Сейчас я буду по очень опасным дощечкам ходить. Если представить, что в нашей политической и социальной культуре есть две идеи — идея права силы и идея силы права, — можно их сопоставить с тем, что называется «правом сильных» и «правом слабых». Сильные строят всё на том, какая у кого сила, и иерархия выстраивается, и вообще социальный порядок устраивается именно в связи с тем, сколько силы есть у каждого из участников. И бывает другая картина, где господствует так называемая справедливость, в высшей степени значимое для нашей отечественной культуры слово. Я очень сильно рискую, говоря то, что я сейчас скажу, но в каких-то смыслах можно говорить, что первое — это мужской тип организации, а второе — женский. Это связано не с тем, какие у кого половые органы наличествуют, а с тем, как организовано женское общество в той мере, в какой оно себя считает слабым, и поэтому исходит из принципов справедливости. Женские бандитские шайки основывались на чисто мужских принципах иерархии силы.

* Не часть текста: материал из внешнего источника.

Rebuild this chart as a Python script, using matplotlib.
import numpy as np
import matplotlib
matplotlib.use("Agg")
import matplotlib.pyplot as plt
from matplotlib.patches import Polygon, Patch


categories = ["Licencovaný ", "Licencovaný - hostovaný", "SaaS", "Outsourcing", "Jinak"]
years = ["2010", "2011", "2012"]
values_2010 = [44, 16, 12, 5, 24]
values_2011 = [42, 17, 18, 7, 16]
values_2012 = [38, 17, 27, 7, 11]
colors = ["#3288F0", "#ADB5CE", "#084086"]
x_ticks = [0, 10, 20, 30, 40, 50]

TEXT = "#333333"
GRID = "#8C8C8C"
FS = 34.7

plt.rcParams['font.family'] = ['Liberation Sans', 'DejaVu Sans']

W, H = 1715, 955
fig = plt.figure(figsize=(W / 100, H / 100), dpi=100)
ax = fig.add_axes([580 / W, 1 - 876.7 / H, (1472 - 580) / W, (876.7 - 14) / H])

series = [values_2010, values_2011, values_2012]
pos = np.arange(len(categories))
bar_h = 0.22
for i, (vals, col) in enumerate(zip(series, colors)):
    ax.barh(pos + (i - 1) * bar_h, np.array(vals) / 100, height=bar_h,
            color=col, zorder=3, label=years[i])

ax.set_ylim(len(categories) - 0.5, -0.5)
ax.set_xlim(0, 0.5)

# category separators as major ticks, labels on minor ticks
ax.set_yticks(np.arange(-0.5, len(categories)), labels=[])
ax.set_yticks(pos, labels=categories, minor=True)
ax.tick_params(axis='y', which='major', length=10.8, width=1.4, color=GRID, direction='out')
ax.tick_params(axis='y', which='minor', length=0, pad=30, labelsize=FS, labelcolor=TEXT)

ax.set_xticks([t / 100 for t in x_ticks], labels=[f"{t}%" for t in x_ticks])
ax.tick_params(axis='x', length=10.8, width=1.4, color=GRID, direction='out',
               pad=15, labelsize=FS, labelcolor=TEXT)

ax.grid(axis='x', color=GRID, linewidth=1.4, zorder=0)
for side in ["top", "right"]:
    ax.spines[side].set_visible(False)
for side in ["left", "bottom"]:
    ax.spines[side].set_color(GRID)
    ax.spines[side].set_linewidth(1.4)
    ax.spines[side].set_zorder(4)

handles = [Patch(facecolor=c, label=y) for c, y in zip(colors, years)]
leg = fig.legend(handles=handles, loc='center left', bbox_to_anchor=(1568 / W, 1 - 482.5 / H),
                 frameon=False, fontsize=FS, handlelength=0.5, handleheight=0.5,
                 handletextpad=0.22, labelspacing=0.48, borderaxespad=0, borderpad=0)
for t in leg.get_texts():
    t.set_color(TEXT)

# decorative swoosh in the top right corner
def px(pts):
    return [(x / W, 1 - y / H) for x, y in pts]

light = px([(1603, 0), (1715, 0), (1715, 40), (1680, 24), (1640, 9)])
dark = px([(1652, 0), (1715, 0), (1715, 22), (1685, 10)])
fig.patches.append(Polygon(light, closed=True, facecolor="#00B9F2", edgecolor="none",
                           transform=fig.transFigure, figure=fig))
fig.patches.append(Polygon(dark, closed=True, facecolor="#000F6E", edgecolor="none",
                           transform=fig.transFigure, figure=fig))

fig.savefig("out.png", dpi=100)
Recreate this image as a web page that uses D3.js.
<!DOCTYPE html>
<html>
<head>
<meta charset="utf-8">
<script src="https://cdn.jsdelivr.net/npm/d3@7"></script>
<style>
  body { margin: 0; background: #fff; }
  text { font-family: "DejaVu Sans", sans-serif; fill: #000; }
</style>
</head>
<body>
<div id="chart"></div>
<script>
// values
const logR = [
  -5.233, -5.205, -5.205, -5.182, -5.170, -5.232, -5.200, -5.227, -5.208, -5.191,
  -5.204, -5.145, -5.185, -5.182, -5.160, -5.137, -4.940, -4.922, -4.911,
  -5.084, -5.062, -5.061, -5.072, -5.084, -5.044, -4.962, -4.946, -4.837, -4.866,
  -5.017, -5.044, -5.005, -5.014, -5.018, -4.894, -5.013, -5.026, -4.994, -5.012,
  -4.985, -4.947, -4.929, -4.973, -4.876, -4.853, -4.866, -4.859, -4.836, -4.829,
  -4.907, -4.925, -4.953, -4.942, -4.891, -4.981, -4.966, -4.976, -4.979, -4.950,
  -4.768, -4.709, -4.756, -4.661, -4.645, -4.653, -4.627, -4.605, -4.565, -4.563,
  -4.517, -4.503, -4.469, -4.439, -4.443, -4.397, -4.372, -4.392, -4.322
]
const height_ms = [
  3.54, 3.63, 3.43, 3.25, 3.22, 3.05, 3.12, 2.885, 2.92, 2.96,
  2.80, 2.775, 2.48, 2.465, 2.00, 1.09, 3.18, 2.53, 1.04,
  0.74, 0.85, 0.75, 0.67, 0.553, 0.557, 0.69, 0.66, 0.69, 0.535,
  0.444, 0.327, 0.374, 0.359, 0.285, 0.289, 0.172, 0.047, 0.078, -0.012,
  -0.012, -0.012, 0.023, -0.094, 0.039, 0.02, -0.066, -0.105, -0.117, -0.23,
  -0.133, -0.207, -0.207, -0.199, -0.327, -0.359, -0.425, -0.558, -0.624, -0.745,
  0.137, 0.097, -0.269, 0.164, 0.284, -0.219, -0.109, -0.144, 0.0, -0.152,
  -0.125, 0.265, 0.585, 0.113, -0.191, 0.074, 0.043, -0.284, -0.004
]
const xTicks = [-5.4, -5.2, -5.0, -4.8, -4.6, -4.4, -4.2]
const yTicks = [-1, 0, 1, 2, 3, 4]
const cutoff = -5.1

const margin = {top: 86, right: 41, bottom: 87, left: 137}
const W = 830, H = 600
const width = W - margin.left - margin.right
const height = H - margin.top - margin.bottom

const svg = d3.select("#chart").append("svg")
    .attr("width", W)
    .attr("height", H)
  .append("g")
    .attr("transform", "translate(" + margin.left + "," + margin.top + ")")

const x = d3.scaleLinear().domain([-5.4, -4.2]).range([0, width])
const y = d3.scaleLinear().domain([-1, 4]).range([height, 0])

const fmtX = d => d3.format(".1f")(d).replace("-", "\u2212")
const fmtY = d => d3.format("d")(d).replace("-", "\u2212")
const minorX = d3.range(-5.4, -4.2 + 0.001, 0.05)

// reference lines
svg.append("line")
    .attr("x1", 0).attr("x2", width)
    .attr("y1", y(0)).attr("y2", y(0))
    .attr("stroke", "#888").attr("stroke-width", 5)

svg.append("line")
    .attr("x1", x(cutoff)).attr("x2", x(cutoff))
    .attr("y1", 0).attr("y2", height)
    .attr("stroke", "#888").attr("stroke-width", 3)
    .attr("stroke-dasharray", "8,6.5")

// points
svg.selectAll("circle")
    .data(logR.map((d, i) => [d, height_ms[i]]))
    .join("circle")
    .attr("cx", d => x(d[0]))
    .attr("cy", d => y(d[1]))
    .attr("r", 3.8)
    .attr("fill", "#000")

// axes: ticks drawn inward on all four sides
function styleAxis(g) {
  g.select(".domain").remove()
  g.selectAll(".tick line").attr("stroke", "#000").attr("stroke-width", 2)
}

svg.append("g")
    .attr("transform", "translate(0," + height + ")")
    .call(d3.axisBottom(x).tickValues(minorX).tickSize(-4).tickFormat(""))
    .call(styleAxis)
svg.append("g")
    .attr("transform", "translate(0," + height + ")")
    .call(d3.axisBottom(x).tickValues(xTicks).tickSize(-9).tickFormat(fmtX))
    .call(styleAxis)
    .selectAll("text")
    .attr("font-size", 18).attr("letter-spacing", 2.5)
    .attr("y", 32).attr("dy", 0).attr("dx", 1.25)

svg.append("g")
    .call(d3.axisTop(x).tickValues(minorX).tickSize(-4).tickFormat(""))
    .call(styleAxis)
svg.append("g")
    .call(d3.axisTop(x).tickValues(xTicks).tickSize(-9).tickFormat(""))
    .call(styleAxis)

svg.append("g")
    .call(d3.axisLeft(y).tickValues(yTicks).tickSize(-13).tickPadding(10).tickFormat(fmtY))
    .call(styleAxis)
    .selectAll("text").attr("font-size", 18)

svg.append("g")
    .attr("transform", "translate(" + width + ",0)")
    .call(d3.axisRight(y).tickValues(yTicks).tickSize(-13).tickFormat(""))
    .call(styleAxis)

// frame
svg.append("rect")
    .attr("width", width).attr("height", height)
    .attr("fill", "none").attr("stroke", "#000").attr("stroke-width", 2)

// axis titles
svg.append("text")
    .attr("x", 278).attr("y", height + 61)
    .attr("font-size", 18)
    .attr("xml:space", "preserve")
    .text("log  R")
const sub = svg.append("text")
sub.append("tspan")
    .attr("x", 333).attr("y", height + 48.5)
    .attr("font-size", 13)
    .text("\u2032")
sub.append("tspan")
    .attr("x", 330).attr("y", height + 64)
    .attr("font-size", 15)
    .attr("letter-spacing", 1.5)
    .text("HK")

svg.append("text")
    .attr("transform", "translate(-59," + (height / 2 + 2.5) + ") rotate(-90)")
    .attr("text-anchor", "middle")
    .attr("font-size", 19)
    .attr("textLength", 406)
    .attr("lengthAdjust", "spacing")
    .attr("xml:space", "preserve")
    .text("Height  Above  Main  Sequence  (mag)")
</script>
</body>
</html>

Я повторюсь, что это не биологический пол, когда я говорю «мужское» и «женское», это социальный тип. Но устройство по принципам справедливости, то есть по принципам какого-то права, которое находится над всеми, а не в распоряжении у каждого в связи с его ресурсом сил... Я думаю, что никто не будет спорить, что в российской культуре это есть, и можно найти примеры этого где хочешь, от едущего плацкартного вагона до кондоминиума. Где много людей собирается, там видно, что они организуют цели так или эдак. В этом смысле доказать наличие определенных программ, чтобы употреблять словосочетание «культурный код», не трудно.
Так что я в этом смысле готов с фактами в руках защищать свою утопию.